+++ SUPPLIED MATERIAL

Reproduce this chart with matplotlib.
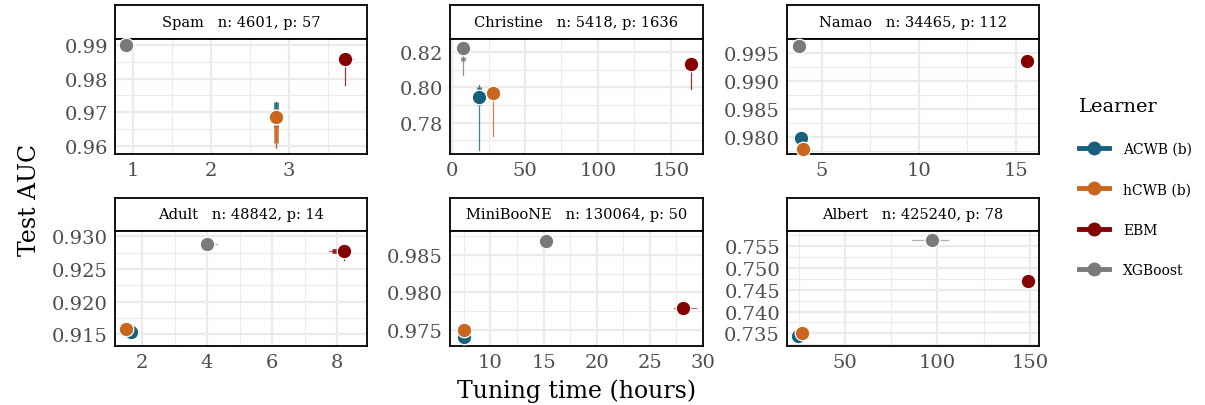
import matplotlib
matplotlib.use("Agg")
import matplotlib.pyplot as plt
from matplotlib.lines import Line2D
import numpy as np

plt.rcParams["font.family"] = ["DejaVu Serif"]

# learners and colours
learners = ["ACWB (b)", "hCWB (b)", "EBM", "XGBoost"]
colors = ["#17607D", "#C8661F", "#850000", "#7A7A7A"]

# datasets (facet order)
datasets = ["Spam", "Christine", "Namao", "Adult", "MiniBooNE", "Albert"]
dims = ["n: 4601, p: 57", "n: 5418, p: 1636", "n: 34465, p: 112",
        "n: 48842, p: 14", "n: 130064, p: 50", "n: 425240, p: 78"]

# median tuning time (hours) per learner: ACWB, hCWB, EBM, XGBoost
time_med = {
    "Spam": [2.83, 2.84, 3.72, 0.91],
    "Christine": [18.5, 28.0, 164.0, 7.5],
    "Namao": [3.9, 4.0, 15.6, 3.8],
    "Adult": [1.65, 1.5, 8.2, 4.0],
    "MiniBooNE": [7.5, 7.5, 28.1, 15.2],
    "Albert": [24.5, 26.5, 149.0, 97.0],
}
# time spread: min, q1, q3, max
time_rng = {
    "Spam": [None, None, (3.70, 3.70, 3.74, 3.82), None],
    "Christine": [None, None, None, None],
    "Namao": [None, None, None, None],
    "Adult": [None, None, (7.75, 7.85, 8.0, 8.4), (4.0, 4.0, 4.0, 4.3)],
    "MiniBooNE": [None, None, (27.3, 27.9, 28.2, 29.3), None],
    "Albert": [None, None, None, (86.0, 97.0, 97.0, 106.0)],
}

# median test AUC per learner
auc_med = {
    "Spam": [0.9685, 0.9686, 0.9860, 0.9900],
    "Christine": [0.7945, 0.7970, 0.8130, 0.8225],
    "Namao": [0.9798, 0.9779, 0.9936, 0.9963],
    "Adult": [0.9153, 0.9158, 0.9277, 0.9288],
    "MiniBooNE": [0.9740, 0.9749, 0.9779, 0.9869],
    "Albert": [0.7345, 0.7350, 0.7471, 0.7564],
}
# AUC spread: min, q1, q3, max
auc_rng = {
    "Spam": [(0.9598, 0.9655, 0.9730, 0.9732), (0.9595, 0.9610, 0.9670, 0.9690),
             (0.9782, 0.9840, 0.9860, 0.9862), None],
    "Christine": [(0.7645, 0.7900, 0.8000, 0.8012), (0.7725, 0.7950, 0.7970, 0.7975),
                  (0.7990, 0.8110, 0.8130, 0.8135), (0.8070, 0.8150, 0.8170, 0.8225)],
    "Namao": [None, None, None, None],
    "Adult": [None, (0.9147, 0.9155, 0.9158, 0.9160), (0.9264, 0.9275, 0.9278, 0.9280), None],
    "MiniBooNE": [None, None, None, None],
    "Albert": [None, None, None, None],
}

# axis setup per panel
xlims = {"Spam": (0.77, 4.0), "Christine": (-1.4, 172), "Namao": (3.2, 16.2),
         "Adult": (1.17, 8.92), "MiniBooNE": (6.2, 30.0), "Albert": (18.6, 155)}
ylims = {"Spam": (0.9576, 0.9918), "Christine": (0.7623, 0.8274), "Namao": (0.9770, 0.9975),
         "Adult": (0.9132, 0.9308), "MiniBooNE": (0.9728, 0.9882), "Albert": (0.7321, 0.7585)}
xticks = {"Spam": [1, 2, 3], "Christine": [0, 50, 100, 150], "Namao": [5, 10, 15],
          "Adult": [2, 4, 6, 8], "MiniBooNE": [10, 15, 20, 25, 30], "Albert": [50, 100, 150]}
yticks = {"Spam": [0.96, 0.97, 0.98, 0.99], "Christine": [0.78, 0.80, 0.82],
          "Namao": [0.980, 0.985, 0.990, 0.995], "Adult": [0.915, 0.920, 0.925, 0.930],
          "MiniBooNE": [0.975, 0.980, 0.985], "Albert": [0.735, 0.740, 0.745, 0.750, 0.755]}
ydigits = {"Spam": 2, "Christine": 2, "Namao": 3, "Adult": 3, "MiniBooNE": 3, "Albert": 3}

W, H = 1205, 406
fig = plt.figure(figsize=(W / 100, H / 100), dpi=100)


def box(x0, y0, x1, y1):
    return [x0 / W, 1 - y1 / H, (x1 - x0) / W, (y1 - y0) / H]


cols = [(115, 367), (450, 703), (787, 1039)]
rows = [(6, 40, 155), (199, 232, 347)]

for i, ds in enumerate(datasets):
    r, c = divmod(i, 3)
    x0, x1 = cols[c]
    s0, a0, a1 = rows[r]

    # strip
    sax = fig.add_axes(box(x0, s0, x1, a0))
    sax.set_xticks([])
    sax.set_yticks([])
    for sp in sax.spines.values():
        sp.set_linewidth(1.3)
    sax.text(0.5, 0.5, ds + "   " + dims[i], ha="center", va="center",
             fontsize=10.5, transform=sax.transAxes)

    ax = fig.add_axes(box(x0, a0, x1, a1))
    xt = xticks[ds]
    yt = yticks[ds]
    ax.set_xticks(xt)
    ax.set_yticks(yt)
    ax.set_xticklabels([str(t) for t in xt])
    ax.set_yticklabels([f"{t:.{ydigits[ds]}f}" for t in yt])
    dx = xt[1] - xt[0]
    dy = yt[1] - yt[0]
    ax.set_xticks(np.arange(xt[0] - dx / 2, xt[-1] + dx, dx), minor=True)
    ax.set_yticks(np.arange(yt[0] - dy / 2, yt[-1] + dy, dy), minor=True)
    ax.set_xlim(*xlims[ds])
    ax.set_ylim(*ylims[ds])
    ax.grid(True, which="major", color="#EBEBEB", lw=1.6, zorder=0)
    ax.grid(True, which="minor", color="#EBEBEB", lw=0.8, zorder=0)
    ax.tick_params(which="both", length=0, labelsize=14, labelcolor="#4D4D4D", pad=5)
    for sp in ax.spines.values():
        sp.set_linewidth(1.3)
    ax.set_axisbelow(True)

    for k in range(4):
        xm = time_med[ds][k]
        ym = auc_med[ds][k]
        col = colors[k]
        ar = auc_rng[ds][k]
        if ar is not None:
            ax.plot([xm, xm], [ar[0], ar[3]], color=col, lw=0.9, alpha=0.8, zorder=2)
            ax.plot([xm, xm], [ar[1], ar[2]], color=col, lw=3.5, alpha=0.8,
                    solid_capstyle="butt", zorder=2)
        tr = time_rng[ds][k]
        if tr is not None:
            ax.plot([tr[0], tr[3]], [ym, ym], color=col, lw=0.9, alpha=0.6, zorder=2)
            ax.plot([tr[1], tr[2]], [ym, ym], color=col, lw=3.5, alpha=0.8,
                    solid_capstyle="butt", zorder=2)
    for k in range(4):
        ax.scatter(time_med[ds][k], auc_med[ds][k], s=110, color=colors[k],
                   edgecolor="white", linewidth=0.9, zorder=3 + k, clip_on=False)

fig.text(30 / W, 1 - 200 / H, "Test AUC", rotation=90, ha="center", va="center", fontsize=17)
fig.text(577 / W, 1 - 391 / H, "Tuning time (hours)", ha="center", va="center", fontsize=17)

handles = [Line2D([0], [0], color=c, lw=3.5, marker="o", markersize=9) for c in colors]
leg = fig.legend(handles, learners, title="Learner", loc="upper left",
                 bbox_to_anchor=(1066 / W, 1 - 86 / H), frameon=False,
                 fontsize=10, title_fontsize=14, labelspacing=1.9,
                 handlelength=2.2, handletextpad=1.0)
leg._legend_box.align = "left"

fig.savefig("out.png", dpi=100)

++++++

REQUIREMENTS:
Except for the pictures, print the data above exactly.

EXERCISE SOLUTION:
Reproduce this chart with matplotlib.
import matplotlib
matplotlib.use("Agg")
import matplotlib.pyplot as plt
from matplotlib.lines import Line2D
import numpy as np

plt.rcParams["font.family"] = ["DejaVu Serif"]

# learners and colours
learners = ["ACWB (b)", "hCWB (b)", "EBM", "XGBoost"]
colors = ["#17607D", "#C8661F", "#850000", "#7A7A7A"]

# datasets (facet order)
datasets = ["Spam", "Christine", "Namao", "Adult", "MiniBooNE", "Albert"]
dims = ["n: 4601, p: 57", "n: 5418, p: 1636", "n: 34465, p: 112",
        "n: 48842, p: 14", "n: 130064, p: 50", "n: 425240, p: 78"]

# median tuning time (hours) per learner: ACWB, hCWB, EBM, XGBoost
time_med = {
    "Spam": [2.83, 2.84, 3.72, 0.91],
    "Christine": [18.5, 28.0, 164.0, 7.5],
    "Namao": [3.9, 4.0, 15.6, 3.8],
    "Adult": [1.65, 1.5, 8.2, 4.0],
    "MiniBooNE": [7.5, 7.5, 28.1, 15.2],
    "Albert": [24.5, 26.5, 149.0, 97.0],
}
# time spread: min, q1, q3, max
time_rng = {
    "Spam": [None, None, (3.70, 3.70, 3.74, 3.82), None],
    "Christine": [None, None, None, None],
    "Namao": [None, None, None, None],
    "Adult": [None, None, (7.75, 7.85, 8.0, 8.4), (4.0, 4.0, 4.0, 4.3)],
    "MiniBooNE": [None, None, (27.3, 27.9, 28.2, 29.3), None],
    "Albert": [None, None, None, (86.0, 97.0, 97.0, 106.0)],
}

# median test AUC per learner
auc_med = {
    "Spam": [0.9685, 0.9686, 0.9860, 0.9900],
    "Christine": [0.7945, 0.7970, 0.8130, 0.8225],
    "Namao": [0.9798, 0.9779, 0.9936, 0.9963],
    "Adult": [0.9153, 0.9158, 0.9277, 0.9288],
    "MiniBooNE": [0.9740, 0.9749, 0.9779, 0.9869],
    "Albert": [0.7345, 0.7350, 0.7471, 0.7564],
}
# AUC spread: min, q1, q3, max
auc_rng = {
    "Spam": [(0.9598, 0.9655, 0.9730, 0.9732), (0.9595, 0.9610, 0.9670, 0.9690),
             (0.9782, 0.9840, 0.9860, 0.9862), None],
    "Christine": [(0.7645, 0.7900, 0.8000, 0.8012), (0.7725, 0.7950, 0.7970, 0.7975),
                  (0.7990, 0.8110, 0.8130, 0.8135), (0.8070, 0.8150, 0.8170, 0.8225)],
    "Namao": [None, None, None, None],
    "Adult": [None, (0.9147, 0.9155, 0.9158, 0.9160), (0.9264, 0.9275, 0.9278, 0.9280), None],
    "MiniBooNE": [None, None, None, None],
    "Albert": [None, None, None, None],
}

# axis setup per panel
xlims = {"Spam": (0.77, 4.0), "Christine": (-1.4, 172), "Namao": (3.2, 16.2),
         "Adult": (1.17, 8.92), "MiniBooNE": (6.2, 30.0), "Albert": (18.6, 155)}
ylims = {"Spam": (0.9576, 0.9918), "Christine": (0.7623, 0.8274), "Namao": (0.9770, 0.9975),
         "Adult": (0.9132, 0.9308), "MiniBooNE": (0.9728, 0.9882), "Albert": (0.7321, 0.7585)}
xticks = {"Spam": [1, 2, 3], "Christine": [0, 50, 100, 150], "Namao": [5, 10, 15],
          "Adult": [2, 4, 6, 8], "MiniBooNE": [10, 15, 20, 25, 30], "Albert": [50, 100, 150]}
yticks = {"Spam": [0.96, 0.97, 0.98, 0.99], "Christine": [0.78, 0.80, 0.82],
          "Namao": [0.980, 0.985, 0.990, 0.995], "Adult": [0.915, 0.920, 0.925, 0.930],
          "MiniBooNE": [0.975, 0.980, 0.985], "Albert": [0.735, 0.740, 0.745, 0.750, 0.755]}
ydigits = {"Spam": 2, "Christine": 2, "Namao": 3, "Adult": 3, "MiniBooNE": 3, "Albert": 3}

W, H = 1205, 406
fig = plt.figure(figsize=(W / 100, H / 100), dpi=100)


def box(x0, y0, x1, y1):
    return [x0 / W, 1 - y1 / H, (x1 - x0) / W, (y1 - y0) / H]


cols = [(115, 367), (450, 703), (787, 1039)]
rows = [(6, 40, 155), (199, 232, 347)]

for i, ds in enumerate(datasets):
    r, c = divmod(i, 3)
    x0, x1 = cols[c]
    s0, a0, a1 = rows[r]

    # strip
    sax = fig.add_axes(box(x0, s0, x1, a0))
    sax.set_xticks([])
    sax.set_yticks([])
    for sp in sax.spines.values():
        sp.set_linewidth(1.3)
    sax.text(0.5, 0.5, ds + "   " + dims[i], ha="center", va="center",
             fontsize=10.5, transform=sax.transAxes)

    ax = fig.add_axes(box(x0, a0, x1, a1))
    xt = xticks[ds]
    yt = yticks[ds]
    ax.set_xticks(xt)
    ax.set_yticks(yt)
    ax.set_xticklabels([str(t) for t in xt])
    ax.set_yticklabels([f"{t:.{ydigits[ds]}f}" for t in yt])
    dx = xt[1] - xt[0]
    dy = yt[1] - yt[0]
    ax.set_xticks(np.arange(xt[0] - dx / 2, xt[-1] + dx, dx), minor=True)
    ax.set_yticks(np.arange(yt[0] - dy / 2, yt[-1] + dy, dy), minor=True)
    ax.set_xlim(*xlims[ds])
    ax.set_ylim(*ylims[ds])
    ax.grid(True, which="major", color="#EBEBEB", lw=1.6, zorder=0)
    ax.grid(True, which="minor", color="#EBEBEB", lw=0.8, zorder=0)
    ax.tick_params(which="both", length=0, labelsize=14, labelcolor="#4D4D4D", pad=5)
    for sp in ax.spines.values():
        sp.set_linewidth(1.3)
    ax.set_axisbelow(True)

    for k in range(4):
        xm = time_med[ds][k]
        ym = auc_med[ds][k]
        col = colors[k]
        ar = auc_rng[ds][k]
        if ar is not None:
            ax.plot([xm, xm], [ar[0], ar[3]], color=col, lw=0.9, alpha=0.8, zorder=2)
            ax.plot([xm, xm], [ar[1], ar[2]], color=col, lw=3.5, alpha=0.8,
                    solid_capstyle="butt", zorder=2)
        tr = time_rng[ds][k]
        if tr is not None:
            ax.plot([tr[0], tr[3]], [ym, ym], color=col, lw=0.9, alpha=0.6, zorder=2)
            ax.plot([tr[1], tr[2]], [ym, ym], color=col, lw=3.5, alpha=0.8,
                    solid_capstyle="butt", zorder=2)
    for k in range(4):
        ax.scatter(time_med[ds][k], auc_med[ds][k], s=110, color=colors[k],
                   edgecolor="white", linewidth=0.9, zorder=3 + k, clip_on=False)

fig.text(30 / W, 1 - 200 / H, "Test AUC", rotation=90, ha="center", va="center", fontsize=17)
fig.text(577 / W, 1 - 391 / H, "Tuning time (hours)", ha="center", va="center", fontsize=17)

handles = [Line2D([0], [0], color=c, lw=3.5, marker="o", markersize=9) for c in colors]
leg = fig.legend(handles, learners, title="Learner", loc="upper left",
                 bbox_to_anchor=(1066 / W, 1 - 86 / H), frameon=False,
                 fontsize=10, title_fontsize=14, labelspacing=1.9,
                 handlelength=2.2, handletextpad=1.0)
leg._legend_box.align = "left"

fig.savefig("out.png", dpi=100)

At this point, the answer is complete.